Source code of charts:
┌────────
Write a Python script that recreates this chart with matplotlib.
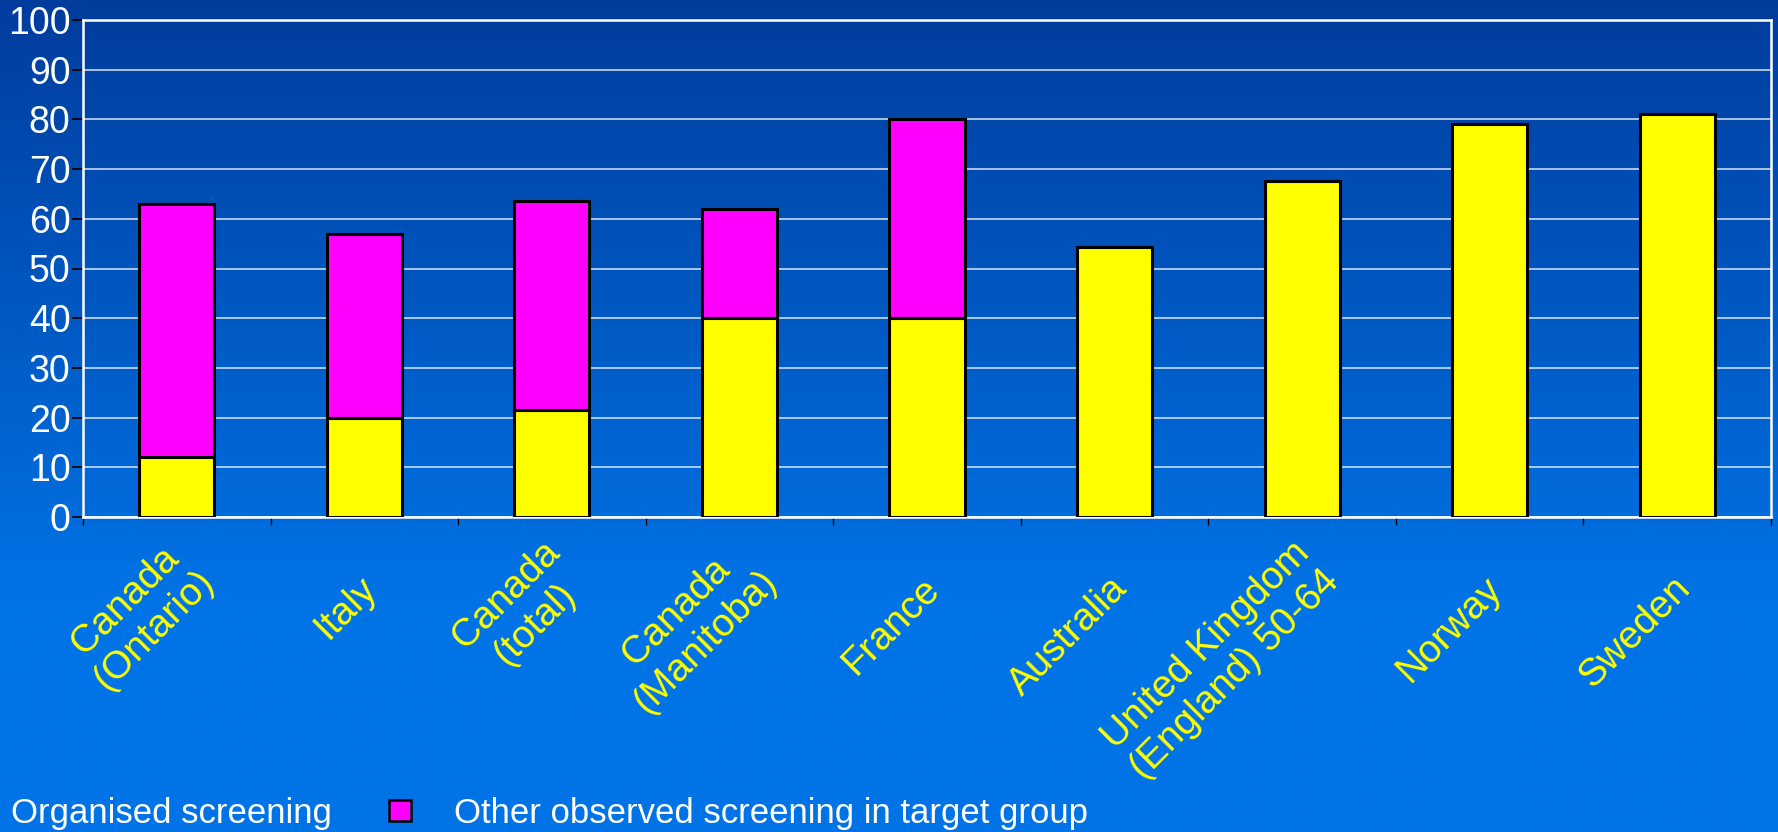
import numpy as np
import matplotlib
matplotlib.use("Agg")
import matplotlib.pyplot as plt
from matplotlib.colors import LinearSegmentedColormap
import matplotlib.transforms as mtransforms

plt.rcParams['font.family'] = ['Liberation Sans', 'DejaVu Sans']

categories = ["Canada\n(Ontario)", "Italy", "Canada\n(total)", "Canada\n(Manitoba)",
              "France", "Australia", "United Kingdom\n(England) 50-64", "Norway", "Sweden"]
organised = [12, 20, 21.5, 40, 40, 54.3, 67.6, 79, 81]
total = [63, 57, 63.6, 62, 80, 54.3, 67.6, 79, 81]
other = [t - o for t, o in zip(total, organised)]
yticks = [0, 10, 20, 30, 40, 50, 60, 70, 80, 90, 100]
legend_labels = ["Organised screening", "Other observed screening in target group"]

W, H = 1778, 832
fig = plt.figure(figsize=(W / 100, H / 100), dpi=100)

# background gradient
bg = fig.add_axes([0, 0, 1, 1], zorder=-10)
bg.axis('off')
cmap = LinearSegmentedColormap.from_list('bg', [(0.0, '#003C9C'), (0.72, '#0073E6'), (1.0, '#0073E6')])
grad = np.linspace(0, 1, 512).reshape(-1, 1)
bg.imshow(grad, aspect='auto', cmap=cmap, extent=[0, 1, 0, 1], origin='upper')
bg.set_xlim(0, 1)
bg.set_ylim(0, 1)

left, right = 83 / W, 1771 / W
top, bottom = 1 - 20 / H, 1 - 517 / H
ax = fig.add_axes([left, bottom, right - left, top - bottom])
ax.patch.set_alpha(0)

x = np.arange(len(categories))
bw = 0.40
ax.bar(x, organised, width=bw, color='#FFFF00', edgecolor='black', linewidth=2.2, zorder=3)
ax.bar(x, other, bottom=organised, width=bw, color='#FF00FF', edgecolor='black', linewidth=2.2, zorder=3)

ax.set_xlim(-0.5, len(categories) - 0.5)
ax.set_ylim(0, 100)
ax.set_yticks(yticks)
ax.set_yticklabels([str(v) for v in yticks], color='white', fontsize=27)
ax.tick_params(axis='y', direction='out', length=8, width=1.2, color='black', pad=1)
ax.yaxis.grid(True, color='white', linewidth=1.1, alpha=0.85, zorder=1)
ax.set_axisbelow(True)

ax.set_xticks([])
ax.set_xticks(np.arange(-0.5, len(categories), 1.0), minor=True)
ax.tick_params(axis='x', which='minor', direction='out', length=6, width=1.0, color='black')
ax.tick_params(axis='x', which='major', length=0)

for side in ['left', 'bottom', 'top', 'right']:
    ax.spines[side].set_color('white')
    ax.spines[side].set_linewidth(1.8)

for xi, lab in zip(x, categories):
    multi = "\n" in lab
    dx = 0.07 + (0.10 if multi else 0.0)
    dy = -0.66 + (0.22 if multi else 0.0)
    offset = mtransforms.ScaledTranslation(dx, dy, fig.dpi_scale_trans)
    ax.text(xi, 0, lab, transform=ax.get_xaxis_transform() + offset,
            rotation=45, rotation_mode='anchor', ha='right', va='center',
            multialignment='center', color='#FFFF00', fontsize=28, linespacing=1.2)

# legend
fig.text(11 / W, 1 - 814 / H, legend_labels[0], color='white', fontsize=25,
         ha='left', va='center')
fig.patches.append(plt.Rectangle((389 / W, 1 - 821 / H), 22 / W, 21 / H,
                                 transform=fig.transFigure, facecolor='#FF00FF',
                                 edgecolor='black', linewidth=1.8))
fig.text(454 / W, 1 - 814 / H, legend_labels[1], color='white', fontsize=25,
         ha='left', va='center')

fig.savefig('out.png', dpi=100)
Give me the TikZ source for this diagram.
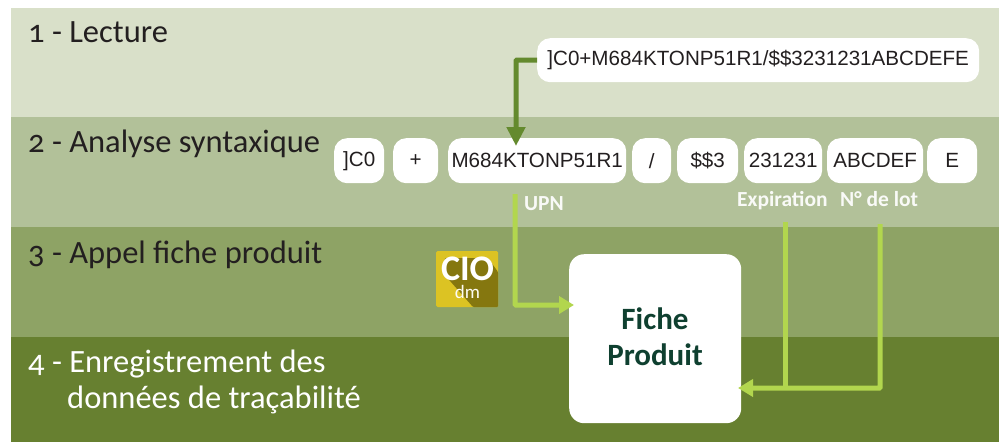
\documentclass[tikz,border=0pt]{standalone}
\usepackage{fontspec}
\setmainfont[Numbers=OldStyle]{Carlito}
\newfontfamily\arialf{Liberation Sans}
\usetikzlibrary{arrows.meta}
\definecolor{bandA}{HTML}{D9E0C9}
\definecolor{bandB}{HTML}{B2C199}
\definecolor{bandC}{HTML}{8EA365}
\definecolor{bandD}{HTML}{678030}
\definecolor{darkarrow}{HTML}{648A2E}
\definecolor{lightarrow}{HTML}{B2D64E}
\definecolor{darktext}{HTML}{231F20}
\definecolor{ficheText}{HTML}{0F4030}
\definecolor{iconY}{HTML}{DCC323}
\definecolor{iconD}{HTML}{85770F}
\tikzset{
  x=1pt,y=-1pt,
  bandbox/.style={fill=#1,draw=none},
  codebox/.style={fill=white,rounded corners=13pt,inner sep=0pt,anchor=north west,font=\arialf\fontsize{20.6}{22}\selectfont,text=darktext,align=center},
  steplabel/.style={anchor=base west,inner sep=0pt,font=\fontsize{32.5}{37}\selectfont,text=#1},
  fieldlabel/.style={anchor=base west,inner sep=0pt,font=\bfseries\fontsize{21.5}{22}\selectfont,text=white!92!bandB},
  darkline/.style={draw=darkarrow,line width=5pt,rounded corners=0.8pt,-{Triangle[length=19pt,width=18pt]}},
  lightline/.style={draw=lightarrow,line width=5pt,rounded corners=0.8pt},
  lightarrowline/.style={lightline,-{Triangle[length=15pt,width=17pt]}},
}
\begin{document}
\begin{tikzpicture}
\useasboundingbox (0,0) rectangle (1003,442);
\fill[white] (0,0) rectangle (1003,442);
\path[bandbox=bandA] (11,8) rectangle (999,117);
\path[bandbox=bandB] (11,117) rectangle (999,227);
\path[bandbox=bandC] (11,227) rectangle (999,337);
\path[bandbox=bandD] (11,337) rectangle (999,442);
\node[steplabel=darktext] (s1) at (28,42) {1 - Lecture};
\node[steplabel=darktext] (s2) at (28,152.5) {2 - Analyse syntaxique};
\node[steplabel=darktext] (s3) at (28,263) {3 - Appel fiche produit};
\node[steplabel=white] (s4) at (28,372) {4 - Enregistrement des};
\node[steplabel=white] (s4b) at (67,408.5) {données de traçabilité};
\node[codebox,minimum width=442pt,minimum height=44pt] (full) at (537,38) {]C0+M684KTONP51R1/\$\$3231231ABCDEFE};
\node[codebox,minimum width=50pt,minimum height=45pt] (a) at (334,138) {]C0};
\node[codebox,minimum width=45pt,minimum height=45pt] (b) at (393,138) {+};
\node[codebox,minimum width=178pt,minimum height=45pt] (c) at (448,138) {M684KTONP51R1};
\node[codebox,minimum width=39pt,minimum height=45pt] (d) at (632,138) {/};
\node[codebox,minimum width=61pt,minimum height=45pt] (e) at (677,138) {\$\$3};
\node[codebox,minimum width=78pt,minimum height=45pt] (f) at (744,138) {231231};
\node[codebox,minimum width=96pt,minimum height=45pt] (g) at (827,138) {ABCDEF};
\node[codebox,minimum width=50pt,minimum height=45pt] (h) at (927,138) {E};
\node[fieldlabel] (upn) at (524,210) {UPN};
\node[fieldlabel] (exp) at (737,206) {Expiration};
\node[fieldlabel] (lot) at (840,206) {N° de lot};
\node[fill=white,rounded corners=15pt,inner sep=0pt,anchor=north west,minimum width=172pt,minimum height=169pt] (fiche) at (569,254) {};
\node[inner sep=0pt,anchor=base,text=ficheText,font=\bfseries\fontsize{31}{36}\selectfont] (ficheA) at (655,329) {Fiche};
\node[inner sep=0pt,anchor=base,text=ficheText,font=\bfseries\fontsize{31}{36}\selectfont] (ficheB) at (655,365) {Produit};
% icon
\fill[iconY,rounded corners=1.5pt] (436,251) rectangle (498,307);
\fill[iconD,rounded corners=1pt] (443,273) -- (473,307) -- (498,307) -- (498,272) -- (488,258) -- (445,258) -- cycle;
\node[inner sep=0pt,anchor=base,text=white,font=\bfseries\fontsize{36}{36}\selectfont] (cio) at (467.5,280) {CIO};
\node[inner sep=0pt,anchor=base,text=white!95!iconY,font=\fontsize{19}{19}\selectfont] (dm) at (467.5,298) {dm};
% connectors
\coordinate (dtip) at (516,146);
\coordinate (upnstart) at (515,194);
\coordinate (upntip) at (574,305);
\coordinate (expstart) at (785,222);
\coordinate (lotstart) at (880,224);
\coordinate (lottip) at (738,388);
\draw[darkline] (full.west |- 0,60) -| (dtip);
\draw[lightarrowline] (upnstart) |- (upntip);
\draw[lightline] (expstart) -- (expstart |- lottip);
\draw[lightarrowline] (lotstart) |- (lottip);
\end{tikzpicture}
\end{document}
└────────
■ **Stated task**
Exactly restate the lines from the beginning of the data through the line with "plt.rcParams['font.family'] = ['Liberation", and no others, keeping pictures out.

■ **Reply**
Write a Python script that recreates this chart with matplotlib.
import numpy as np
import matplotlib
matplotlib.use("Agg")
import matplotlib.pyplot as plt
from matplotlib.colors import LinearSegmentedColormap
import matplotlib.transforms as mtransforms

plt.rcParams['font.family'] = ['Liberation Sans', 'DejaVu Sans']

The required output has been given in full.